How does CRISPR-Cas9 gene-editing work?
- CRISPR-Cas9 gene-editing works like a “cut-copy-paste” or “find-replace” tool for DNA. DNA is made up of four chemical bases—A, T, C, and G—which pair up to form the double-helix structure.
- To fix a faulty gene causing disease, scientists first identify the abnormal DNA sequence. They then create a guide RNA that matches this sequence and attach it to the Cas9 enzyme, which acts like molecular scissors.
- When introduced into the patient's cells, the guide RNA leads Cas9 to the faulty DNA, which is then cut at that exact spot (a double-strand break).
- To ensure the faulty part does not grow back, a correct DNA sequence is also supplied to patch the break.
- Newer techniques like base editing now allow precise single-letter changes in DNA without cutting both strands, making the process safer and more accurate.
How does base editing work?
- Base editing and CRISPR-Cas9 differ significantly in how they modify DNA.
- Unlike CRISPR-Cas9, base editing does not make a double-strand break.
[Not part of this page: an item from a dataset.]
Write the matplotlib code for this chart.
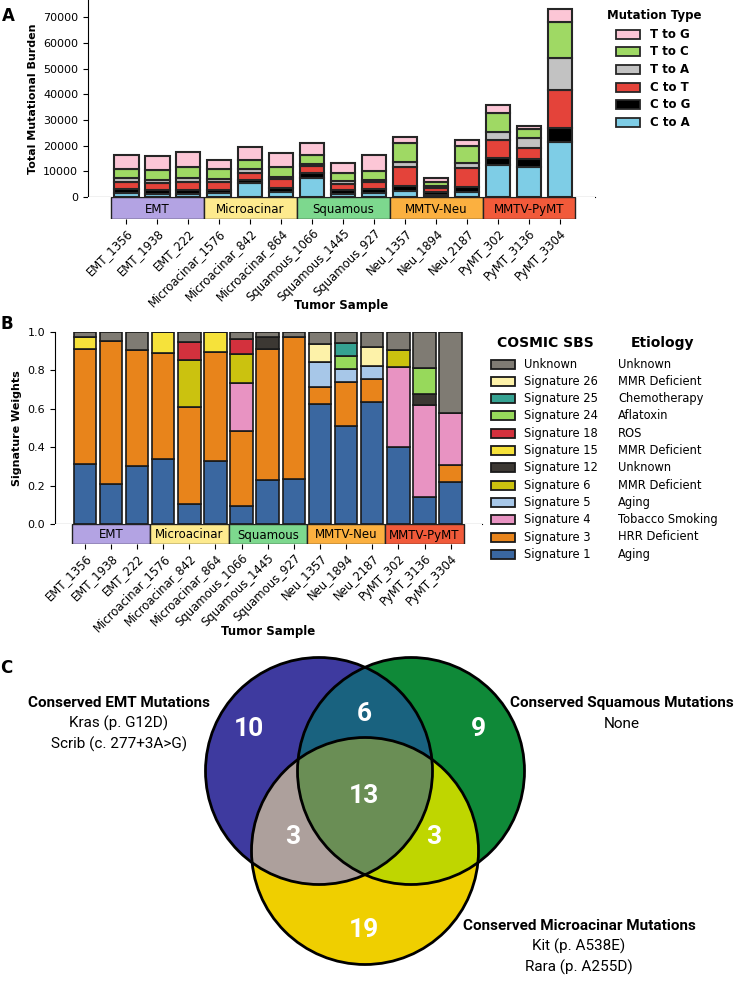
import numpy as np
import matplotlib
matplotlib.use('Agg')
import matplotlib.pyplot as plt
from matplotlib.patches import Rectangle, Circle

W, H = 741, 992

samples = ['EMT_1356', 'EMT_1938', 'EMT_222', 'Microacinar_1576', 'Microacinar_842',
           'Microacinar_864', 'Squamous_1066', 'Squamous_1445', 'Squamous_927',
           'Neu_1357', 'Neu_1894', 'Neu_2187', 'PyMT_302', 'PyMT_3136', 'PyMT_3304']
groups = ['EMT', 'Microacinar', 'Squamous', 'MMTV-Neu', 'MMTV-PyMT']
group_sizes = [3, 3, 3, 3, 3]
group_colors = ['#b3a3e3', '#fdea8e', '#7dd88e', '#fbb040', '#f15a3a']

# panel A: mutation counts (stack order bottom -> top)
mut_types = ['C to A', 'C to G', 'C to T', 'T to A', 'T to C', 'T to G']
mut_colors = ['#7ecde6', '#000000', '#e4433a', '#c2c2c2', '#9fd964', '#fcc6d6']
c_to_a = [1700, 1000, 1000, 1500, 5300, 1800, 7300, 1000, 1400, 2300, 600, 2100, 12500, 11800, 21300]
c_to_g = [1300, 1700, 1800, 1300, 1300, 1800, 1900, 1700, 1600, 2100, 1200, 1900, 2600, 2900, 5700]
c_to_t = [3000, 2600, 3200, 3200, 2900, 3300, 2900, 2200, 3000, 7400, 1800, 7200, 7100, 4500, 14900]
t_to_a = [1300, 1300, 1300, 1000, 1300, 800, 800, 1300, 600, 2000, 700, 1900, 3000, 3900, 12400]
t_to_c = [3600, 3900, 4300, 3800, 3600, 4100, 3500, 3300, 3700, 7100, 1700, 6800, 7400, 3400, 14000]
t_to_g = [5500, 5600, 5900, 3700, 5200, 5200, 4500, 3900, 5900, 2600, 1300, 2300, 3100, 1200, 4800]
mut_values = [c_to_a, c_to_g, c_to_t, t_to_a, t_to_c, t_to_g]

# panel B: signature weights (stack order bottom -> top)
sig_names = ['Signature 1', 'Signature 3', 'Signature 4', 'Signature 5', 'Signature 6',
             'Signature 12', 'Signature 15', 'Signature 18', 'Signature 24', 'Signature 25',
             'Signature 26', 'Unknown']
etiology = ['Aging', 'HRR Deficient', 'Tobacco Smoking', 'Aging', 'MMR Deficient', 'Unknown',
            'MMR Deficient', 'ROS', 'Aflatoxin', 'Chemotherapy', 'MMR Deficient', 'Unknown']
sig_colors = ['#3a67a0', '#e8841b', '#e893c2', '#a7c7e8', '#cbc20f', '#3c3833',
              '#f6e23a', '#d3313d', '#97d95b', '#35a292', '#fdf2a9', '#7f7b73']
sig1 = [0.31, 0.21, 0.30, 0.34, 0.105, 0.33, 0.095, 0.23, 0.235, 0.625, 0.51, 0.633, 0.40, 0.142, 0.22]
sig3 = [0.60, 0.74, 0.605, 0.55, 0.505, 0.565, 0.39, 0.678, 0.736, 0.09, 0.227, 0.123, 0, 0, 0.087]
sig4 = [0, 0, 0, 0, 0, 0, 0.25, 0, 0, 0, 0, 0, 0.415, 0.475, 0.268]
sig5 = [0, 0, 0, 0, 0, 0, 0, 0, 0, 0.13, 0.071, 0.065, 0, 0, 0]
sig6 = [0, 0, 0, 0, 0.243, 0, 0.15, 0, 0, 0, 0, 0, 0.088, 0, 0]
sig12 = [0, 0, 0, 0, 0, 0, 0, 0.064, 0, 0, 0, 0, 0, 0.06, 0]
sig15 = [0.061, 0, 0, 0.11, 0, 0.105, 0, 0, 0, 0, 0, 0, 0, 0, 0]
sig18 = [0, 0, 0, 0, 0.092, 0, 0.078, 0, 0, 0, 0, 0, 0, 0, 0]
sig24 = [0, 0, 0, 0, 0, 0, 0, 0, 0, 0, 0.065, 0, 0, 0.132, 0]
sig25 = [0, 0, 0, 0, 0, 0, 0, 0, 0, 0, 0.066, 0, 0, 0, 0]
sig26 = [0, 0, 0, 0, 0, 0, 0, 0, 0, 0.09, 0, 0.101, 0, 0, 0]
sig_unknown = [0.029, 0.05, 0.095, 0, 0.055, 0, 0.037, 0.028, 0.029, 0.065, 0.061, 0.078, 0.097, 0.191, 0.425]
sig_values = [sig1, sig3, sig4, sig5, sig6, sig12, sig15, sig18, sig24, sig25, sig26, sig_unknown]

# panel C: venn counts
venn_counts = [10, 6, 9, 13, 3, 3, 19]   # EMT, EMT&Sq, Sq, all, EMT&Mic, Sq&Mic, Mic
venn_titles = ['Conserved EMT Mutations', 'Conserved Squamous Mutations',
               'Conserved Microacinar Mutations']
venn_notes = [['Kras (p. G12D)', 'Scrib (c. 277+3A>G)'], ['None'],
              ['Kit (p. A538E)', 'Rara (p. A255D)']]

plt.rcParams['font.family'] = ['DejaVu Sans']


def px_rect(l, t, r, b):
    return [l / W, 1 - b / H, (r - l) / W, (b - t) / H]


def group_band(ax, xlim):
    starts = np.cumsum([0] + group_sizes[:-1]) - 0.5
    centers = starts + np.array(group_sizes) / 2
    ax.bar(centers, 1, width=group_sizes, color=group_colors, edgecolor='#222222', linewidth=1)
    for c, g in zip(centers, groups):
        ax.text(c, 0.45, g, ha='center', va='center', fontsize=8.5)
    ax.set_xlim(*xlim)
    ax.set_ylim(0, 1)
    for s in ax.spines.values():
        s.set_visible(False)
    ax.set_yticks([])
    ax.set_xticks(np.arange(len(samples)))
    ax.set_xticklabels(samples, rotation=45, ha='right', rotation_mode='anchor', fontsize=8.4)
    ax.tick_params(axis='x', length=3.5, pad=2)


fig = plt.figure(figsize=(W / 100, H / 100), dpi=100)
x = np.arange(len(samples))

# ---------- A ----------
xlimA = (-1.23, 15.13)
axA = fig.add_axes(px_rect(88, 0, 595, 197))
bottom = np.zeros(len(samples))
for vals, col in zip(mut_values, mut_colors):
    axA.bar(x, vals, bottom=bottom, width=0.8, color=col, edgecolor='#262626', linewidth=1.5)
    bottom += np.array(vals)
axA.set_xlim(*xlimA)
axA.set_ylim(0, 76800)
axA.set_yticks(range(0, 70001, 10000))
axA.set_xticks([])
axA.tick_params(axis='y', labelsize=8, length=3.5)
axA.spines['top'].set_visible(False)
axA.spines['right'].set_visible(False)
axA.set_ylabel('Total Mutational Burden', fontsize=8, fontweight='bold')

bandA = fig.add_axes(px_rect(88, 197, 595, 219))
group_band(bandA, xlimA)

# ---------- B ----------
xlimB = (-1.14, 15.2)
axB = fig.add_axes(px_rect(55, 331.7, 482, 524))
bottom = np.zeros(len(samples))
for vals, col in zip(sig_values, sig_colors):
    axB.bar(x, vals, bottom=bottom, width=0.86, color=col, edgecolor='#1a1a1a', linewidth=1.2)
    bottom += np.array(vals)
axB.set_xlim(*xlimB)
axB.set_ylim(0, 1)
axB.set_yticks(np.arange(0, 1.01, 0.2))
axB.set_yticklabels([f'{v:.1f}' for v in np.arange(0, 1.01, 0.2)])
axB.set_xticks([])
axB.tick_params(axis='y', labelsize=8, length=3.5)
axB.spines['top'].set_visible(False)
axB.spines['right'].set_visible(False)
axB.set_ylabel('Signature Weights', fontsize=8, fontweight='bold')

bandB = fig.add_axes(px_rect(55, 524, 482, 544))
group_band(bandB, xlimB)

# ---------- overlay in pixel coords ----------
ov = fig.add_axes([0, 0, 1, 1])
ov.set_xlim(0, W)
ov.set_ylim(H, 0)
ov.axis('off')

ov.text(341, 306, 'Tumor Sample', ha='center', va='center', fontsize=8.5, fontweight='bold')
ov.text(268, 632, 'Tumor Sample', ha='center', va='center', fontsize=8.5, fontweight='bold')
for lbl, (lx, ly) in zip(['A', 'B', 'C'], [(2, 16), (1, 324), (0, 668)]):
    ov.text(lx, ly, lbl, ha='left', va='center', fontsize=12, fontweight='bold')

# legend A
ov.text(607, 16, 'Mutation Type', ha='left', va='center', fontsize=8.5, fontweight='bold')
for i, (name, col) in enumerate(zip(mut_types[::-1], mut_colors[::-1])):
    yy = 34 + i * 17.7
    ov.add_patch(Rectangle((616, yy - 4.5), 24, 9, facecolor=col, edgecolor='#262626', lw=1.3))
    ov.text(650, yy, name, ha='left', va='center', fontsize=8.5, fontweight='bold')

# legend B
ov.text(545, 343, 'COSMIC SBS', ha='center', va='center', fontsize=10, fontweight='bold')
ov.text(662, 343, 'Etiology', ha='center', va='center', fontsize=10, fontweight='bold')
for i, (name, eti, col) in enumerate(zip(sig_names[::-1], etiology[::-1], sig_colors[::-1])):
    yy = 364 + i * 17.3
    ov.add_patch(Rectangle((491, yy - 4.5), 24, 9, facecolor=col, edgecolor='#1a1a1a', lw=1.3))
    ov.text(524, yy, name, ha='left', va='center', fontsize=8.3)
    ov.text(618, yy, eti, ha='left', va='center', fontsize=8.3)

# ---------- C: venn ----------
r = 113.5
centers = {'EMT': (319, 771), 'Sq': (411, 771), 'Mic': (365, 851)}
xs = np.arange(190, 540, 0.5)
ys = np.arange(650, 980, 0.5)
gx, gy = np.meshgrid(xs, ys)
inA = (gx - centers['EMT'][0]) ** 2 + (gy - centers['EMT'][1]) ** 2 <= r ** 2
inB = (gx - centers['Sq'][0]) ** 2 + (gy - centers['Sq'][1]) ** 2 <= r ** 2
inC = (gx - centers['Mic'][0]) ** 2 + (gy - centers['Mic'][1]) ** 2 <= r ** 2
region_colors = [
    (inA & ~inB & ~inC, '#3e3a9f'),
    (inA & inB & ~inC, '#19627f'),
    (~inA & inB & ~inC, '#0f8938'),
    (inA & inB & inC, '#6a8e55'),
    (inA & ~inB & inC, '#ada09c'),
    (~inA & inB & inC, '#bfd600'),
    (~inA & ~inB & inC, '#efcf00'),
]
img = np.zeros(gx.shape + (4,))
for mask, col in region_colors:
    img[mask] = matplotlib.colors.to_rgba(col)
ov.imshow(img, extent=(xs[0], xs[-1] + 0.5, ys[-1] + 0.5, ys[0]), origin='upper',
          interpolation='nearest', aspect='auto', zorder=1)
for c in centers.values():
    ov.add_patch(Circle(c, r, fill=False, edgecolor='black', lw=2, zorder=2))

narrow = ['Roboto', 'DejaVu Sans']
count_pos = [(249, 729), (364, 714), (478, 729), (364, 796), (293, 837), (434, 837), (364, 930)]
for cnt, (cx, cy) in zip(venn_counts, count_pos):
    ov.text(cx, cy, str(cnt), ha='center', va='center', color='white', fontsize=19,
            fontweight='bold', family=narrow, zorder=3)

title_pos = [(119, 703), (622, 703), (579, 926)]
for title, notes, (tx, ty) in zip(venn_titles, venn_notes, title_pos):
    ov.text(tx, ty, title, ha='center', va='center', fontsize=11, fontweight='bold',
            family=narrow)
    for j, note in enumerate(notes):
        ov.text(tx, ty + 20.5 * (j + 1), note, ha='center', va='center', fontsize=11,
                family=narrow)

fig.savefig('out.png', dpi=100)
Rather, it enables targeted single-base conversions with the help of a Cas9 enzyme fused to a base-modifying enzyme.
- This allows scientists to fix mispairing of the bases by changing one specific base.
- In the older version of CRISPR, scientists were required to provide additional DNA from outside, which would be pasted at the site where the double-strand break takes place.
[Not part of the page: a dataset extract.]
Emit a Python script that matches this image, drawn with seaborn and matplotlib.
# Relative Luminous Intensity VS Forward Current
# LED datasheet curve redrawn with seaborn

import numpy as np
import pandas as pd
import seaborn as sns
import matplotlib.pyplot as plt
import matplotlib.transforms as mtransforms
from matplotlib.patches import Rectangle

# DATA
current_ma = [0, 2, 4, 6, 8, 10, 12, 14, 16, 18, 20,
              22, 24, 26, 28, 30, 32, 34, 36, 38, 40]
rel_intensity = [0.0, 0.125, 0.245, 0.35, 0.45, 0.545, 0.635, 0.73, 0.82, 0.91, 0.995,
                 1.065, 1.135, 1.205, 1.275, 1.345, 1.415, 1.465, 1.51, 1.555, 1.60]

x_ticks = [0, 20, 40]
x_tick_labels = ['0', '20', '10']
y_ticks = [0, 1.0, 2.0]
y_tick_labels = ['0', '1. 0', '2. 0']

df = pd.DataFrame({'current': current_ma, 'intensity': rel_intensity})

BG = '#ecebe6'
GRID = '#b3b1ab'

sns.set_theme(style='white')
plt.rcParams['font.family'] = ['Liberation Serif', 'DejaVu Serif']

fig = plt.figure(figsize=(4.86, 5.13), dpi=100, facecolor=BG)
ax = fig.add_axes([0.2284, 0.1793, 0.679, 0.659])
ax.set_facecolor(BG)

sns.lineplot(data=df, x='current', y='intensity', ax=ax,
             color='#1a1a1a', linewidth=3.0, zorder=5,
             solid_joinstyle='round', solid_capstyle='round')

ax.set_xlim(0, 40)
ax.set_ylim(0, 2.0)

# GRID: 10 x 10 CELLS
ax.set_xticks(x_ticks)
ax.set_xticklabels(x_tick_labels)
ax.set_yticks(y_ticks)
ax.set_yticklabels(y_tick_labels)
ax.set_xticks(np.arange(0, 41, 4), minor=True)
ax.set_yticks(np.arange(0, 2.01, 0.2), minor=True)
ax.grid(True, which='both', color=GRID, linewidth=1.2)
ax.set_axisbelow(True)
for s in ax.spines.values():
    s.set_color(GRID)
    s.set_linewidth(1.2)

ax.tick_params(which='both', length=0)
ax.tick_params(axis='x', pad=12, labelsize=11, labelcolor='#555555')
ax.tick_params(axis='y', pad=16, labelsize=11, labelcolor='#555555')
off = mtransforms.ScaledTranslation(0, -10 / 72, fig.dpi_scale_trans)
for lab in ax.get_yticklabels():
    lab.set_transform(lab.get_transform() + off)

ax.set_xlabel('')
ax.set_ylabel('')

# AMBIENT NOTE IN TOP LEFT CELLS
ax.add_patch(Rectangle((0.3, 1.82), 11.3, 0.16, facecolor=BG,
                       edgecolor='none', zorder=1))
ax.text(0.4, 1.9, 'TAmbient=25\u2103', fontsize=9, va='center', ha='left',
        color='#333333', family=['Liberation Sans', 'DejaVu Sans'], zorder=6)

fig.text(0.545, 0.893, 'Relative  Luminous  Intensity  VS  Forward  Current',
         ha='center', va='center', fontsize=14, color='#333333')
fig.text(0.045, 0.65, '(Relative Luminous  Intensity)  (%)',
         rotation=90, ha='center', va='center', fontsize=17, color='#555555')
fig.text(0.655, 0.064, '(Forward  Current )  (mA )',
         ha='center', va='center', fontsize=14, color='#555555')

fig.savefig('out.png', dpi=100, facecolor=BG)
- In base editing, however, the system by itself can make a very precise change without the need for a foreign DNA to be inserted.
- As a result, base editing has fewer components and is compact, making it easier to package in delivery vehicles, which can take it to target cells,” he said.
Way forward
- To make base editing more commonplace, a coordinated effort is needed to reduce treatment costs, improve scalability, and streamline regulatory processes.
- Governments must simplify regulatory approvals and provide funding support to make such therapies more accessible, especially in countries with bureaucratic hurdles like India.
- Encouraging public-private partnerships, building local manufacturing capacity, and raising public awareness are also essential steps.
- With such reforms, base editing could eventually become a transformative and affordable solution for treating rare genetic disorders.